At least 170,000 endangered female Olive Ridley turtles have laid their eggs in the protected Gahirmatha sanctuary, a famed nesting site in coastal Orissa, during the past 11 days, an official said Saturday.
The turtles came ashore from the Bay of Bengal and laid their eggs in the south beach of Nasi Island-2 in Gahirmatha, located in the coastal district of Kendrapada, some 174 km from here, Divisional Forest Officer P.K. Behera said.
‘The turtles began mass nesting on Feb 24 and since then every day large numbers of turtles were arriving for nesting. Today (Saturday) too, about 1,000 turtles nested there,’ Behera told IANS on phone from the nesting site.
‘All the turtles have nested along a one kilometre-long and 60 meter-wide area of the beach,’ he said.
The Gahirmatha sanctuary is one of the world’s largest turtle nesting sites, where more than a half million endangered Olive Ridley turtles nest every year.

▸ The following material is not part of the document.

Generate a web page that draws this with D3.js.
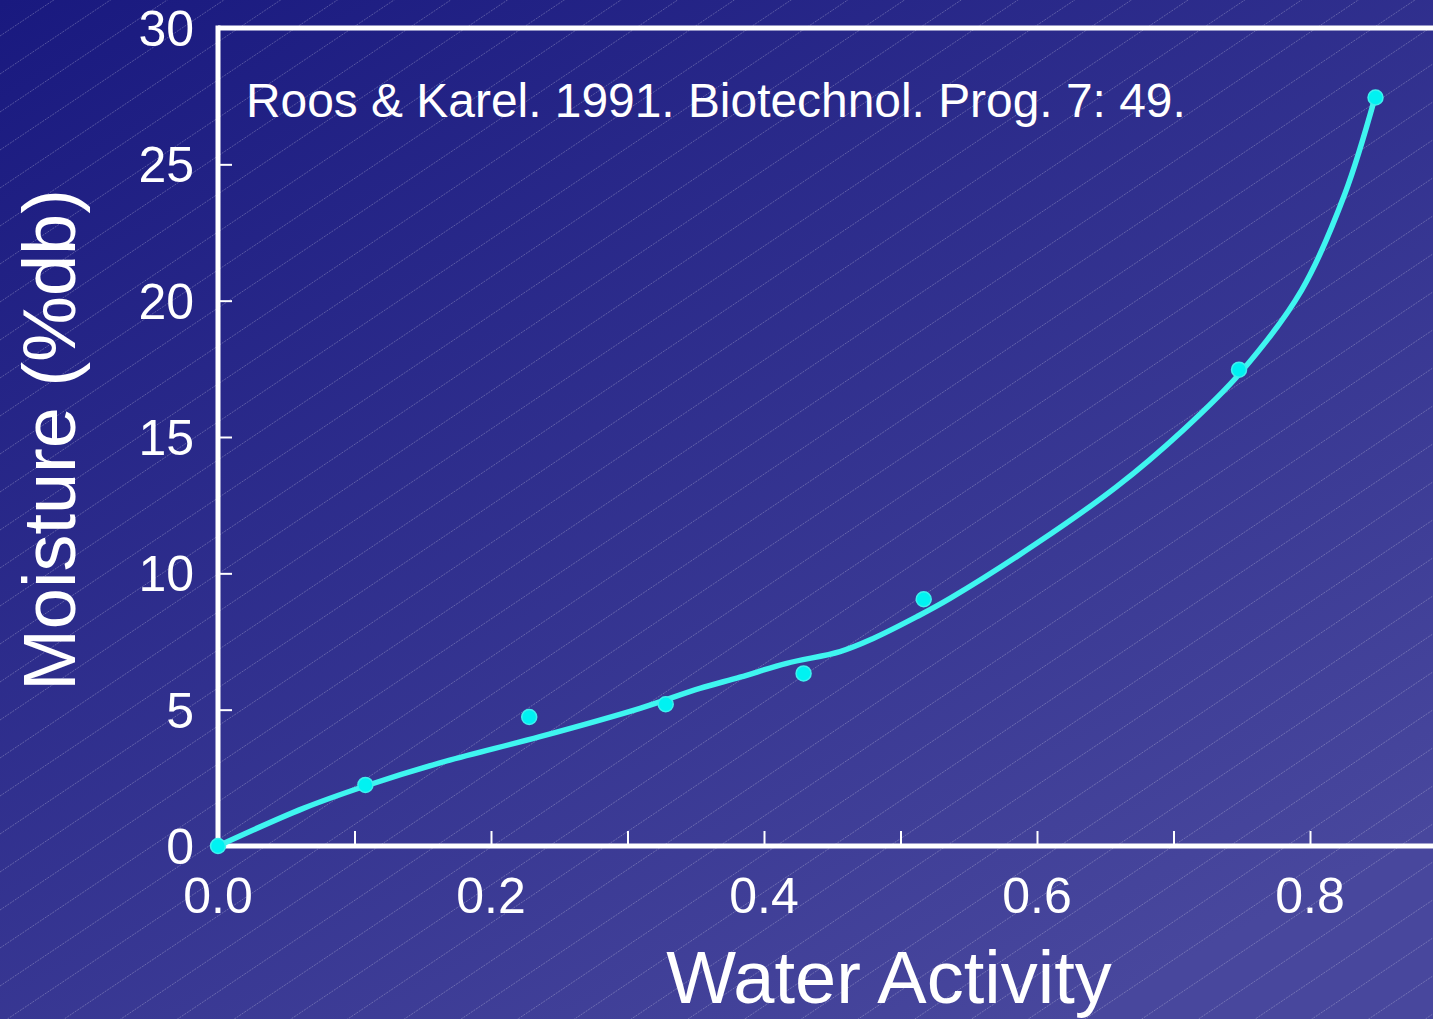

The turtles arrive and congregate in the shallow coastal waters in October and nest between December and March. Most hatchlings emerge by May.
‘Last year around this time at least 180,000 turtles had nested,’ Behera said.
Conservation measures have helped bring down the turtle casualties this year, he said. Last year, around 2,000 turtle carcasses were found on the beach. This year, so far only 1,700 carcasses have been found, he said.
However, Biswajit Mohanty, coordinator of the turtle conservation group Operation Kachhapa, disputed the figure and said the number of turtles found dead this year could be about 5,000.
The state has two other turtle nesting sites – along the Devi river in Puri district and the Rushikulya river in Ganjam district. Turtles have however not yet begun their mass nesting in those sites, a state wildlife official said.
Like tigers and elephants, the Olive Ridley turtles are protected under Schedule I of the Wildlife Protection Act, 1972.
Trapping, killing or selling of this species could result in a maximum of seven years’ imprisonment. In spite of the several protection measures taken by the government, thousands of turtles get killed every year mostly by mechanised trawlers.